Risk of Premature Departure: Employees who know they're on the succession path might present a risk if they depart prematurely, leaving a gap in the plan.
Which Organizations Are Most Likely to Be Impacted by Implementing Succession Planning?
Family-Owned Businesses: These organizations often face the dilemma of succession to the next generation. Proper succession planning helps ensure a smooth transition and continuation of the business.
Non-Profit Organizations: Non-profits often rely heavily on the vision and leadership of their founders or executive director. A well-executed succession plan can help these organizations weather leadership changes without disrupting their mission.
Small to Medium-Sized Enterprises (SMEs): In small to medium-sized organizations, the departure of key individuals could potentially have a significant impact, making succession planning crucial.
Large Corporations: In these businesses with complex organizational structures, succession planning helps ensure leadership continuity at all levels and mitigates the negative impact of unexpected departures.
Entrepreneurial Startups: Decisions made at the start-up phase, including those about succession planning, can greatly affect the business's future success. Succession planning in startups contributes to long-term strategic decisions and potential investors' confidence.

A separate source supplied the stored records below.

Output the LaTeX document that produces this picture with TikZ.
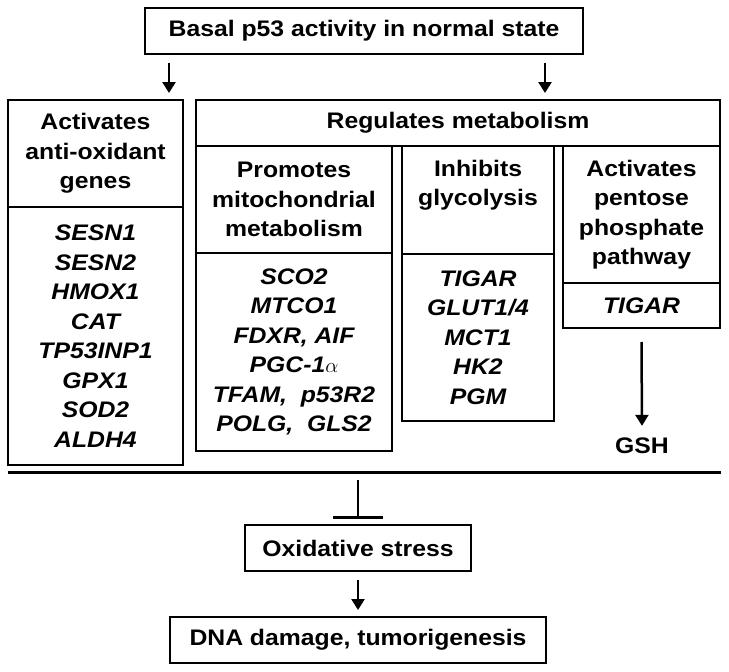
\documentclass[tikz,border=0pt]{standalone}
\usepackage{fontspec}
\setmainfont{Liberation Sans}[FakeStretch=1.1]
\usetikzlibrary{arrows.meta}
\begin{document}
\begin{tikzpicture}[x=1pt,y=-1pt,
  font=\fontsize{22.5}{29.5}\selectfont\bfseries,
  box/.style={draw, line width=2.5pt, inner sep=0pt, outer sep=0pt, align=center, anchor=north west},
  genes/.style={font=\fontsize{22.5}{29.5}\selectfont\bfseries\itshape},
  arr/.style={line width=2.5pt, -{Triangle[width=13pt,length=11pt]}},
  sep/.style={line width=3pt}]
\useasboundingbox (0,0) rectangle (729,672);

\node[box, minimum width=438pt, minimum height=46pt] (top) at (145,8) {Basal p53 activity in normal state};

\node[box, minimum width=175pt, minimum height=107pt] (aoh) at (8,100) {Activates\\anti-oxidant\\genes};
\node[box, genes, minimum width=175pt, minimum height=258pt] (aog) at (8,207) {SESN1\\SESN2\\HMOX1\\CAT\\TP53INP1\\GPX1\\SOD2\\ALDH4};

\node[box, minimum width=524pt, minimum height=46pt] (reg) at (196,100) {Regulates metabolism};

\node[box, minimum width=196pt, minimum height=107pt] (pmh) at (196,146) {Promotes\\mitochondrial\\metabolism};
\node[box, genes, minimum width=196pt, minimum height=198pt] (pmg) at (196,253) {SCO2\\MTCO1\\FDXR, AIF\\PGC-1$\alpha$\\TFAM,\ \ p53R2\\POLG,\ \ GLS2};

\node[box, minimum width=152pt, minimum height=108pt] (igh) at (402,146) {};
\node[align=center, inner sep=0pt] (igt) at (478,185) {Inhibits\\glycolysis};
\node[box, genes, minimum width=152pt, minimum height=167pt] (igg) at (402,254) {TIGAR\\GLUT1/4\\MCT1\\HK2\\PGM};

\node[box, minimum width=157pt, minimum height=137pt] (pph) at (563,146) {Activates\\pentose\\phosphate\\pathway};
\node[box, genes, minimum width=157pt, minimum height=45pt] (ppg) at (563,283) {TIGAR};

\node[inner sep=0pt] (gsh) at (642,446) {GSH};

\draw[arr] ([shift={(24,9)}]top.south west) -- ([shift={(161,-7)}]aoh.north west);
\draw[arr] ([shift={(-38,9)}]top.south east) -- ([shift={(349,-7)}]reg.north west);
\draw[arr] ([yshift=-14pt]ppg.south) -- ([yshift=12pt]gsh.north);

\coordinate (sepL) at (8,472);
\coordinate (sepR) at (721,472);
\draw[sep] (sepL) -- (sepR);

\node[box, minimum width=226pt, minimum height=46pt] (ox) at (245,525) {Oxidative stress};
\node[box, minimum width=376pt, minimum height=46pt] (dna) at (170,617) {DNA damage, tumorigenesis};

\draw[line width=2.5pt] ([yshift=45pt]ox.north) -- ([yshift=8pt]ox.north);
\draw[sep] ([shift={(-25,-8)}]ox.north) -- ([shift={(25,-8)}]ox.north);
\draw[arr] ([yshift=-9pt]ox.south) -- ([yshift=7pt]dna.north);
\end{tikzpicture}
\end{document}
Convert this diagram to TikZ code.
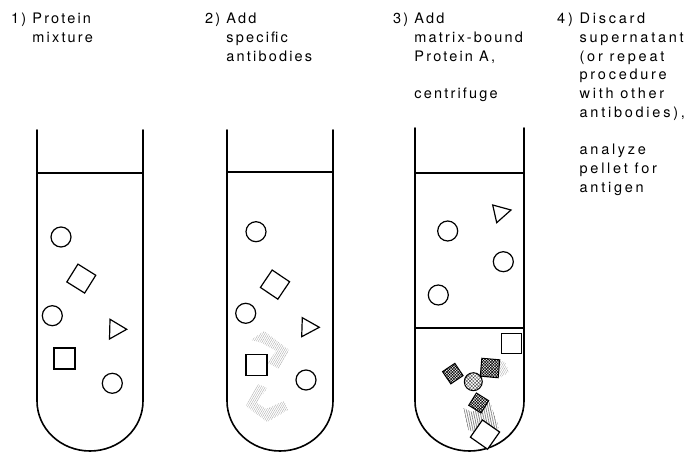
\documentclass[tikz,border=0pt]{standalone}
\usepackage{fontspec}
\setmainfont{TeX Gyre Heros}
\newfontfamily\stepfont[LetterSpace=15]{TeX Gyre Heros}
\newfontfamily\widestepfont[LetterSpace=19]{TeX Gyre Heros}
\usetikzlibrary{patterns.meta}
\begin{document}
\begin{tikzpicture}[x=1pt,y=-1pt,
  wall/.style={line width=1.6pt, line cap=round, line join=round},
  mol/.style={draw, line width=1.2pt, inner sep=0pt},
  ball/.style={mol, circle, minimum size=20pt, fill=white},
  box/.style={mol, rectangle, minimum size=21pt, fill=white},
  arrowhead/.style={line width=1.2pt, line join=miter},
  steptext/.style={anchor=north west, inner sep=0pt, align=left,
    font=\stepfont\fontsize{14.5}{18.7}\selectfont},
  faint/.style={pattern={Lines[angle=60,distance=1.8pt,line width=0.35pt]},
    pattern color=black!35},
  stem/.style={pattern={Lines[angle=80,distance=1.8pt,line width=0.4pt]},
    pattern color=black!70},
  dense/.style={mol, line width=1pt,
    pattern={Hatch[angle=45,distance=2pt,line width=0.55pt]}, pattern color=black},
]
\useasboundingbox (0,0) rectangle (688,454);

% ---- step captions ----
\node[steptext] (t1) at (11,10.5) {\begin{tabular}{@{}l@{\ }l@{}}1) & Protein\\ & mixture\end{tabular}};
\node[steptext] (t2) at (205,10.5) {\begin{tabular}{@{}l@{\ }l@{}}2) & Add\\ & specific\\ & antibodies\end{tabular}};
\node[steptext] (t3) at (393,10.5) {\begin{tabular}{@{}l@{\ }l@{}}3) & Add\\ & matrix-bound\\ & Protein A,\\ & \\ & centrifuge\end{tabular}};
\node[steptext, font=\widestepfont\fontsize{14.5}{18.7}\selectfont] (t4) at (557,10.5)
  {\begin{tabular}{@{}l@{\ }l@{}}4) & Discard\\ & supernatant\\ & (or repeat\\ & procedure\\ & with other\\ & antibodies),\\ & \\ & analyze\\ & pellet for\\ & antigen\end{tabular}};

% ---- tube 1: protein mixture ----
\draw[wall] (37,130) -- (37,401) arc[start angle=180,end angle=360,x radius=53pt,y radius=50pt] -- (143,130);
\draw[wall] (37,173) -- (143,173);
\node[ball] (a1) at (61,237) {};
\node[box, rotate=-32] (a2) at (81.3,278.6) {};
\node[ball] (a3) at (52.3,315.7) {};
\draw[arrowhead] (110,319.3) -- (126.7,329.3) -- (109.5,339) -- cycle;
\node[box] (a5) at (64.5,358.5) {};
\node[ball] (a6) at (112.3,383.3) {};

% ---- tube 2: antibodies added ----
\draw[wall] (227,130) -- (227,401) arc[start angle=180,end angle=360,x radius=53pt,y radius=50pt] -- (333,130);
\draw[wall] (227,172) -- (333,172);
\fill[faint] (251,340) -- (264,331) -- (289,350) -- (279,369) -- (268,363) -- (276,351) -- (262,343) -- cycle;
\fill[faint] (258,384) -- (267,388) -- (257,403) -- (266,409) -- (284,401) -- (288,410) -- (267,422) -- (246,406) -- cycle;
\node[ball] (b1) at (256,231.7) {};
\node[box, rotate=-34] (b2) at (275,284.6) {};
\node[ball] (b3) at (245.7,313.3) {};
\draw[arrowhead] (302.3,317.7) -- (319.3,327.3) -- (301.7,336.7) -- cycle;
\node[box] (b5) at (256.5,365.2) {};
\node[ball] (b6) at (306,380) {};

% ---- tube 3: Protein A matrix, centrifuged ----
\draw[wall] (415,128) -- (415,401) arc[start angle=180,end angle=360,x radius=54.5pt,y radius=50pt] -- (524,128);
\draw[wall] (415,173) -- (524,173);
\draw[line width=1.3pt] (415,328) -- (524,328);
\draw[arrowhead] (492.7,205) -- (511,210) -- (496.7,222.7) -- cycle;
\node[ball] (c1) at (447.7,231) {};
\node[ball] (c2) at (503.3,261.7) {};
\node[ball] (c3) at (438.3,295) {};
% pellet
\node[box, minimum size=20pt] (c4) at (511.7,343.3) {};
\fill[faint] (498,360) -- (505,362) -- (509,372) -- (500,378) -- cycle;
\fill[stem] (463,408) -- (472,412) -- (490,402) -- (499,428) -- (490,433) -- (483,418) -- (474,432) -- (468,430) -- cycle;
\node[dense, rectangle, minimum size=14.8pt, rotate=34] (c5) at (452.8,373.6) {};
\node[dense, rectangle, minimum size=18pt, rotate=-5] (c6) at (490,368) {};
\node[mol, circle, minimum size=18pt, line width=1pt,
  pattern={Hatch[angle=45,distance=2.4pt,line width=0.3pt]}, pattern color=black!80] (c7) at (473.3,381.7) {};
\node[dense, rectangle, minimum size=14.5pt, rotate=-32] (c8) at (478.7,403) {};
\node[box, rotate=-35] (c9) at (485,434.6) {};
\end{tikzpicture}
\end{document}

Public Sectors/Government Agencies: These organizations need effective succession planning to ensure continual public services, especially bearing in mind frequent changes due to elections or appointments.
Healthcare Organizations: Due to the critical nature of healthcare services, these institutions need a robust succession plan to ensure patient treatment isn't compromised.
Overall, all organizations, regardless of their size or industry, can benefit from succession planning to some degree.